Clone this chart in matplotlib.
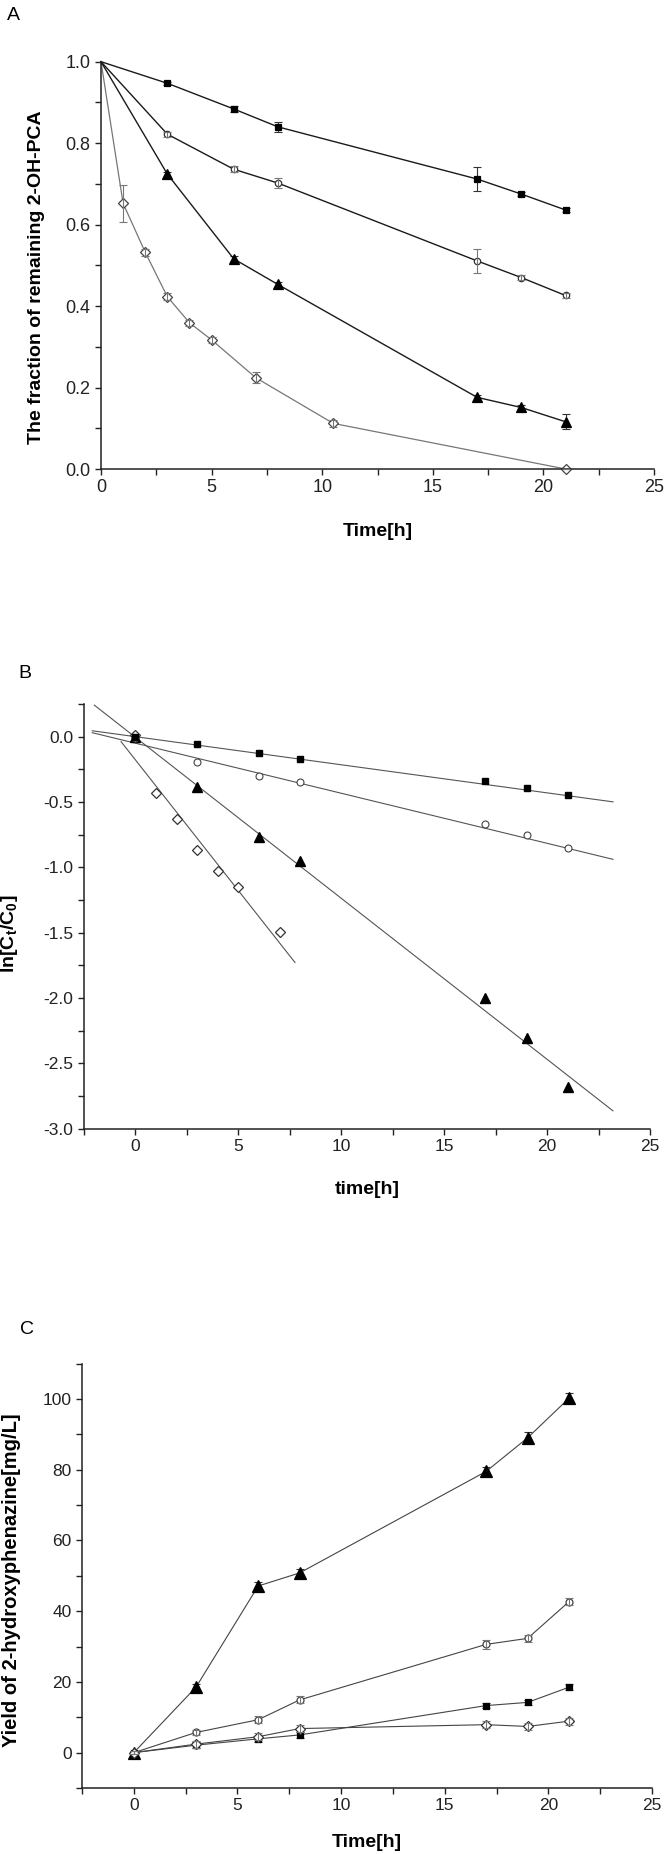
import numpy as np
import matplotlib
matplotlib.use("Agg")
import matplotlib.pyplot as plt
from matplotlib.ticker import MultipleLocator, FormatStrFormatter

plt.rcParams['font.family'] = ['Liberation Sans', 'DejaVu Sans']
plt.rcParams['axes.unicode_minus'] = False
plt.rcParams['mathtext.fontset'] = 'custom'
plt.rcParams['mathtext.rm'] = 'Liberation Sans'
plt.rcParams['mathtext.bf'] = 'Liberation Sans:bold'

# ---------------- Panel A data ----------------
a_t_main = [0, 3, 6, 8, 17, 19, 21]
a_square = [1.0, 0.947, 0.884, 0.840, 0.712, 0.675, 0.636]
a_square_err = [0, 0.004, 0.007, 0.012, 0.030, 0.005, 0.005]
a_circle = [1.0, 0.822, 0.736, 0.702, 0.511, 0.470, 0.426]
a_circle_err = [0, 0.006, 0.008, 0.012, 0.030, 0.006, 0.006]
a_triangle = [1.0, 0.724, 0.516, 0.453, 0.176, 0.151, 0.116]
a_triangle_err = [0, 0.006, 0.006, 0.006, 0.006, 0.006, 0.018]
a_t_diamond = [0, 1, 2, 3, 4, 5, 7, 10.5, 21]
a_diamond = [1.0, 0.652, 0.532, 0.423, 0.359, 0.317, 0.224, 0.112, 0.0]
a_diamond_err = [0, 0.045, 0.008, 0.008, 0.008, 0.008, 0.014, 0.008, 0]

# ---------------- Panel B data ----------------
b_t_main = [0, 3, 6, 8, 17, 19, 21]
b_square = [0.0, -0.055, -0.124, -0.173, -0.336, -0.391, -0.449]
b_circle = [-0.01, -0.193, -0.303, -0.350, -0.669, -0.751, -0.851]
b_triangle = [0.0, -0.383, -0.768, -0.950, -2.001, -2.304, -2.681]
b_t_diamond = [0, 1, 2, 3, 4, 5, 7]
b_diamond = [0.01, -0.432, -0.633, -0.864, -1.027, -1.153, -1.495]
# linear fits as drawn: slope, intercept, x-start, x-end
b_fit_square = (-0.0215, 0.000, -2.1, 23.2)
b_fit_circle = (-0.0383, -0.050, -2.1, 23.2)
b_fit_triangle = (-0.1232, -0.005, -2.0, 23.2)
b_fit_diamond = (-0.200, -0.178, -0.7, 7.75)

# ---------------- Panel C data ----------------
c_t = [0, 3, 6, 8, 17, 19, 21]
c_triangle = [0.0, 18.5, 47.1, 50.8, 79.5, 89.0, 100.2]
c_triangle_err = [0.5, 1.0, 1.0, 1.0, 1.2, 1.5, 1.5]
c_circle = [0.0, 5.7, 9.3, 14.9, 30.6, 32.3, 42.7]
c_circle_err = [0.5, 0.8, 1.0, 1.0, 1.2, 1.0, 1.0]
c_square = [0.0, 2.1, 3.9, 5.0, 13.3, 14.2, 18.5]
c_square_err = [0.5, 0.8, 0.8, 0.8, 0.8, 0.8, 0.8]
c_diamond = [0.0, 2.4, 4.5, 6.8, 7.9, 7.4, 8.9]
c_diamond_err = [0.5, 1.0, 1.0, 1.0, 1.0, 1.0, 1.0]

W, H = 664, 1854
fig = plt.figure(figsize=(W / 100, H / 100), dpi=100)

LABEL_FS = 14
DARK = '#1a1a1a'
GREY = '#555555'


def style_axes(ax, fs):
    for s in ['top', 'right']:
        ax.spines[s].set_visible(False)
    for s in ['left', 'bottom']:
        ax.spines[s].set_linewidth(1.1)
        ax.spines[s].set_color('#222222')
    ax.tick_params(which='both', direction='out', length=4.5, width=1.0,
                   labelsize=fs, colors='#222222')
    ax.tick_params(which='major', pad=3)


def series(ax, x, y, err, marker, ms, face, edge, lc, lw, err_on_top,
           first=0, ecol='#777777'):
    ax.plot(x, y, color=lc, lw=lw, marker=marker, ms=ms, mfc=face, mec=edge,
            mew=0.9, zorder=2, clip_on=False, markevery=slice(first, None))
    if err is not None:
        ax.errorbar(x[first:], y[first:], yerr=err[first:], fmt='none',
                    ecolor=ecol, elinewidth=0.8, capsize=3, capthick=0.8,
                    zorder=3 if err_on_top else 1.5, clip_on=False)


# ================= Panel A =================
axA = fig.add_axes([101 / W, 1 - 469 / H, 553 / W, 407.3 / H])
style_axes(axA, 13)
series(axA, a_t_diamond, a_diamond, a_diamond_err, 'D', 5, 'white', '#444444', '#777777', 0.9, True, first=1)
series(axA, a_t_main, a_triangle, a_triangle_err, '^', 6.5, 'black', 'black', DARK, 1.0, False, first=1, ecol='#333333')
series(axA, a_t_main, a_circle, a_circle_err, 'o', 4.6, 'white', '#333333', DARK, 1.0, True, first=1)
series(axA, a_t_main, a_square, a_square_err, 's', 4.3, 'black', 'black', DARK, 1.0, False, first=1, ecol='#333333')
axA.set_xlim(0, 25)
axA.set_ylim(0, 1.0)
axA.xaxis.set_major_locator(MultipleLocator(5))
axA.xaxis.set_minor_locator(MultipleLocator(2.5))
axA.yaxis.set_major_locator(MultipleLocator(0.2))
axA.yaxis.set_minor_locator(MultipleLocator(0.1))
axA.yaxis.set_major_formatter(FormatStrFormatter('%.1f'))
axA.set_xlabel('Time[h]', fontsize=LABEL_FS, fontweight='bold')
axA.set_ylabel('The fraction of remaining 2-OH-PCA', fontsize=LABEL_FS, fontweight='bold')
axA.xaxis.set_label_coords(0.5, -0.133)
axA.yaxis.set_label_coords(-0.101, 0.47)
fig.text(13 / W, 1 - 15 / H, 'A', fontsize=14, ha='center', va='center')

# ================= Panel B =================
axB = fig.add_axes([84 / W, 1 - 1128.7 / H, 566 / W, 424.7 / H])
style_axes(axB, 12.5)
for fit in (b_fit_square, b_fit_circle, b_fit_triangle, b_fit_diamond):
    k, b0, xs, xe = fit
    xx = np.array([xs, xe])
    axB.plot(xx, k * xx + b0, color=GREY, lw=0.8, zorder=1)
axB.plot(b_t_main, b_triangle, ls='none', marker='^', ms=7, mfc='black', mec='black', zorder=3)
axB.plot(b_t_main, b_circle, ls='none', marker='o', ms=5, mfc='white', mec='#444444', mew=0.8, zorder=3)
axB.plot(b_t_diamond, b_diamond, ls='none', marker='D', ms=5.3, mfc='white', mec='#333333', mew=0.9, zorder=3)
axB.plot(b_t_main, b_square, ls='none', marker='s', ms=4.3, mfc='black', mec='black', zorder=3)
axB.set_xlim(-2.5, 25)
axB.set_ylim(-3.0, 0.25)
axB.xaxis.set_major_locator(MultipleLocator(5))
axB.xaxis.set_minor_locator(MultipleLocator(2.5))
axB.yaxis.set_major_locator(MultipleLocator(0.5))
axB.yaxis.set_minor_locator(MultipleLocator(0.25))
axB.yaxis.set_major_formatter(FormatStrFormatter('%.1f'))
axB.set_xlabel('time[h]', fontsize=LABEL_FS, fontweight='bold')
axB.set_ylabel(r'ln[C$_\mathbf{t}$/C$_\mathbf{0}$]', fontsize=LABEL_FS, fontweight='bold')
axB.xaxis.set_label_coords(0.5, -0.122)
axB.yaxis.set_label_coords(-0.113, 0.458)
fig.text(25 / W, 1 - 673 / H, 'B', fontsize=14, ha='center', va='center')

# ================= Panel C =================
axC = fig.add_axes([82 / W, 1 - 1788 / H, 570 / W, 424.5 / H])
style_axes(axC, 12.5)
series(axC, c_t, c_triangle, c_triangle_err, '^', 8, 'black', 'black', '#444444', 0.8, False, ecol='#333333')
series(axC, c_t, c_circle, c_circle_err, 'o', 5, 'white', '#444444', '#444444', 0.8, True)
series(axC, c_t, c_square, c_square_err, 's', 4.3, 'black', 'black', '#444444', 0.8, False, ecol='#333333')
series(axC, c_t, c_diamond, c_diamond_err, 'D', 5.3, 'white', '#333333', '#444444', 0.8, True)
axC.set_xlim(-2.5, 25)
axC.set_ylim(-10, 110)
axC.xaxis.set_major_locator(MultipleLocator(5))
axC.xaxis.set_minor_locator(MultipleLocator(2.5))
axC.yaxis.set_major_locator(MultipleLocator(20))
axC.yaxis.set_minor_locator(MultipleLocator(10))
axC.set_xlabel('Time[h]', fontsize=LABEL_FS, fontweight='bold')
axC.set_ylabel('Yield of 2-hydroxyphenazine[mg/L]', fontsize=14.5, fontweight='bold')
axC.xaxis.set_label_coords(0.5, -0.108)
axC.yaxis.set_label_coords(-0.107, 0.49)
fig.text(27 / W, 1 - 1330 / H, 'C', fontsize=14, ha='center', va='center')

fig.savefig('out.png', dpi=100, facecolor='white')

= = =

Repeat only the lines from the beginning of the material through the line containing "plt.rcParams['mathtext.bf'] = 'Liberation", both ends kept, leaving pictures out.

Clone this chart in matplotlib.
import numpy as np
import matplotlib
matplotlib.use("Agg")
import matplotlib.pyplot as plt
from matplotlib.ticker import MultipleLocator, FormatStrFormatter

plt.rcParams['font.family'] = ['Liberation Sans', 'DejaVu Sans']
plt.rcParams['axes.unicode_minus'] = False
plt.rcParams['mathtext.fontset'] = 'custom'
plt.rcParams['mathtext.rm'] = 'Liberation Sans'
plt.rcParams['mathtext.bf'] = 'Liberation Sans:bold'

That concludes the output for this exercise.